* [What the exercise asks]: Take the lines from the beginning of the material through the line containing "import plotly.graph_objects as go" and retype them exactly, leaving the pictures out.

* [Information provided]:
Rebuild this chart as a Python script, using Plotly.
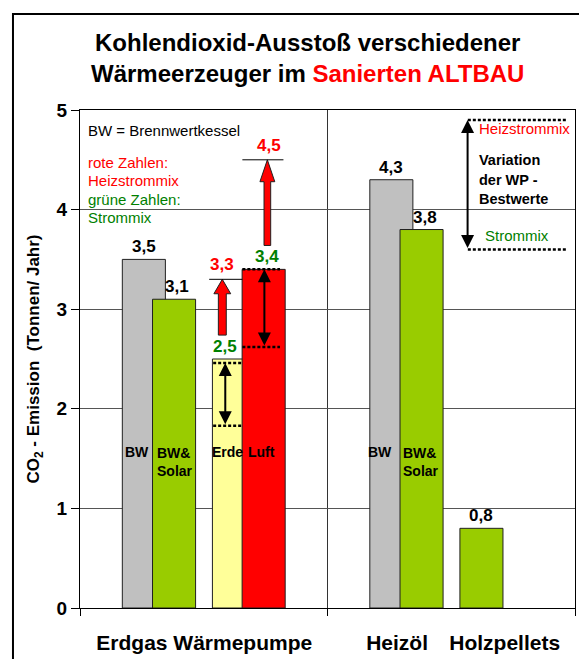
import plotly.graph_objects as go

# ---------------- data ----------------
bw_vals = [3.5, 4.3]          # Brennwertkessel (grau)
bw_solar_vals = [3.1, 3.8]    # BW & Solar (grün)
third_vals = [2.5, 0.8]       # WP Erde (gelb) / Holzpellets (grün)
luft_vals = [3.4, None]       # WP Luft (rot)
heiz_vals = [3.3, 4.5]        # Heizstrommix-Werte (Erde, Luft)
strom_low = [1.83, 2.62]      # untere Enden der Strommix-Variation (Erde, Luft)
strom_high = [2.46, 3.4]      # obere Enden der Strommix-Variation (Erde, Luft)
legend_range = [3.6, 4.9]     # Variation der WP-Bestwerte (Legende rechts)
cat_labels = ["Erdgas Wärmepumpe", "Heizöl", "Holzpellets"]
y_ticks = [0, 1, 2, 3, 4, 5]

# ---------------- styles ----------------
GRAY, GREEN, YELLOW, RED = "#C0C0C0", "#99CC00", "#FFFF99", "#FF0000"
DGREEN = "#008000"
FONT = "Liberation Sans, Arial, sans-serif"
SLOT = [0.258, 0.380, 0.622, 0.742]   # bar centre offsets within a group
W = 0.174                             # bar width (x units)
LABEL_X = [0.502, 1.281, 1.716]


def fmt(v):
    return f"{v:.1f}".replace(".", ",")


series = [
    (bw_vals, [GRAY, GRAY]),
    (bw_solar_vals, [GREEN, GREEN]),
    (third_vals, [YELLOW, GREEN]),
    (luft_vals, [RED, RED]),
]
label_colors = [["black", "black"], ["black", "black"], [DGREEN, "black"], [DGREEN, "black"]]
label_xshift = [[0, 0], [3, 3], [-9, 0], [3, 0]]

fig = go.Figure()
ann = []
for s, (vals, cols) in enumerate(series):
    xs = [g + SLOT[s] for g in range(len(vals))]
    fig.add_trace(go.Bar(x=xs, y=vals, width=W, marker=dict(color=cols, line=dict(color="#202020", width=1)),
                         showlegend=False, hoverinfo="skip"))
    for g, v in enumerate(vals):
        if v is None:
            continue
        ann.append(dict(x=xs[g], y=v, xref="x", yref="y", text=fmt(v), showarrow=False,
                        yanchor="bottom", yshift=1, xshift=label_xshift[s][g],
                        font=dict(family=FONT, size=17, color=label_colors[s][g], weight="bold")))

shapes = []
# Heizstrommix: red block arrows + level lines + red labels
arrow_cx = [0.575, 0.757]
arrow_hw = [0.016, 0.0135]
arrow_hh = [0.034, 0.030]
arrow_hl = [0.145, 0.22]
level_x = [(0.522, 0.656), (0.656, 0.822)]
base_vals = [third_vals[0], luft_vals[0]]
for i, hv in enumerate(heiz_vals):
    cx, hw, hh, hl = arrow_cx[i], arrow_hw[i], arrow_hh[i], arrow_hl[i]
    y0 = base_vals[i] + 0.24
    path = (f"M {cx-hw},{y0} L {cx-hw},{hv-hl} L {cx-hh},{hv-hl} L {cx},{hv} "
            f"L {cx+hh},{hv-hl} L {cx+hw},{hv-hl} L {cx+hw},{y0} Z")
    shapes.append(dict(type="path", path=path, xref="x", yref="y", fillcolor=RED,
                       line=dict(color="#202020", width=1)))
    shapes.append(dict(type="line", xref="x", yref="y", x0=level_x[i][0], x1=level_x[i][1],
                       y0=hv, y1=hv, line=dict(color="black", width=1)))
    ann.append(dict(x=cx + (0.0 if i == 0 else 0.008), y=hv, xref="x", yref="y", text=fmt(hv),
                    showarrow=False, yanchor="bottom", yshift=3,
                    font=dict(family=FONT, size=17, color=RED, weight="bold")))

# Strommix variation: dotted lines + double arrows
dot_x = [(0.538, 0.654), (0.656, 0.808)]
darrow_x = [0.587, 0.745]
for i in range(2):
    for yv in (strom_low[i], strom_high[i]):
        shapes.append(dict(type="line", xref="x", yref="y", x0=dot_x[i][0], x1=dot_x[i][1],
                           y0=yv, y1=yv, line=dict(color="black", width=2.5, dash="3px,2px")))
    ann.append(dict(x=darrow_x[i], y=strom_high[i], ax=darrow_x[i], ay=strom_low[i],
                    xref="x", yref="y", axref="x", ayref="y", text="", showarrow=True,
                    arrowhead=2, arrowside="end+start", arrowwidth=2, arrowsize=1.3,
                    arrowcolor="black"))

# right-hand legend of the variation
for yv in legend_range:
    shapes.append(dict(type="line", xref="x", yref="y", x0=1.567, x1=1.964, y0=yv, y1=yv,
                       line=dict(color="black", width=2.5, dash="3px,2px")))
ann.append(dict(x=1.566, y=legend_range[1], ax=1.566, ay=legend_range[0], xref="x", yref="y",
                axref="x", ayref="y", text="", showarrow=True, arrowhead=2, arrowside="end+start",
                arrowwidth=2, arrowsize=1.3, arrowcolor="black"))

def txt(x, y, s, color="black", size=15, bold=False, xanchor="left", yanchor="middle"):
    ann.append(dict(x=x, y=y, xref="x", yref="y", text=s, showarrow=False, xanchor=xanchor,
                    yanchor=yanchor, align="left",
                    font=dict(family=FONT, size=size, color=color, weight="bold" if bold else "normal")))

txt(1.605, 4.81, "Heizstrommix", RED)
txt(1.605, 4.50, "Variation", bold=True, size=14.5)
txt(1.605, 4.30, "der WP -", bold=True, size=14.5)
txt(1.605, 4.11, "Bestwerte", bold=True, size=14.5)
txt(1.630, 3.74, "Strommix", DGREEN)

# top-left notes
txt(0.026, 4.79, "BW = Brennwertkessel")
txt(0.026, 4.47, "rote Zahlen:", RED)
txt(0.026, 4.29, "Heizstrommix", RED)
txt(0.026, 4.10, "grüne Zahlen:", DGREEN)
txt(0.026, 3.92, "Strommix", DGREEN)

# in-bar labels
txt(0.229, 1.57, "BW", bold=True, size=14, xanchor="center")
txt(0.304, 1.66, "BW&<br>Solar", bold=True, size=14, yanchor="top")
txt(0.524, 1.57, "Erde", bold=True, size=14)
txt(0.669, 1.57, "Luft", bold=True, size=14)
txt(1.154, 1.57, "BW", bold=True, size=14)
txt(1.296, 1.66, "BW&<br>Solar", bold=True, size=14, yanchor="top")

# title
ann.append(dict(x=0.4606, y=1.1044, xref="paper", yref="paper", showarrow=False,
                text="Kohlendioxid-Ausstoß verschiedener<br>Wärmeerzeuger im "
                     "<span style='color:#FF0000'>Sanierten ALTBAU</span>",
                xanchor="center", yanchor="middle",
                font=dict(family=FONT, size=24, color="black", weight="bold")))

# outer frame
shapes.append(dict(type="rect", xref="paper", yref="paper", x0=-0.1354, x1=1.2, y0=-0.3, y1=1.1928,
                   line=dict(color="black", width=2), layer="below"))

# the page body has an 8px margin: figure is 8px smaller, margins shifted accordingly
fig.update_layout(
    width=579, height=651,
    margin=dict(l=72, r=12, t=102, b=51, autoexpand=False),
    paper_bgcolor="white", plot_bgcolor="white",
    barmode="overlay",
    annotations=ann, shapes=shapes,
    font=dict(family=FONT, color="black"),
    xaxis=dict(range=[0, 2], tickmode="array", tickvals=LABEL_X, ticktext=cat_labels, ticks="",
               tickfont=dict(family=FONT, size=21, color="black", weight="bold"),
               ticklabelstandoff=16, automargin=False,
               showgrid=False, zeroline=False, showline=True, linecolor="black", linewidth=1,
               mirror=True,
               minor=dict(tickmode="linear", tick0=0, dtick=1, ticks="outside", ticklen=7,
                          tickcolor="black", tickwidth=1, showgrid=True, gridcolor="#333333",
                          gridwidth=1)),
    yaxis=dict(range=[0, 5], tickmode="array", tickvals=y_ticks, ticks="outside", ticklen=8,
               tickcolor="black", tickfont=dict(family=FONT, size=19, color="black", weight="bold"),
               showgrid=True, gridcolor="#555555", gridwidth=1, zeroline=False, automargin=False,
               showline=True, linecolor="black", linewidth=1, mirror=True,
               title=dict(text="CO<sub>2</sub> - Emission\u00a0\u00a0(Tonnen/ Jahr)", standoff=12,
                          font=dict(family=FONT, size=17, color="black", weight="bold"))),
)

fig.write_html("out.html")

* [Answer below]:
Rebuild this chart as a Python script, using Plotly.
import plotly.graph_objects as go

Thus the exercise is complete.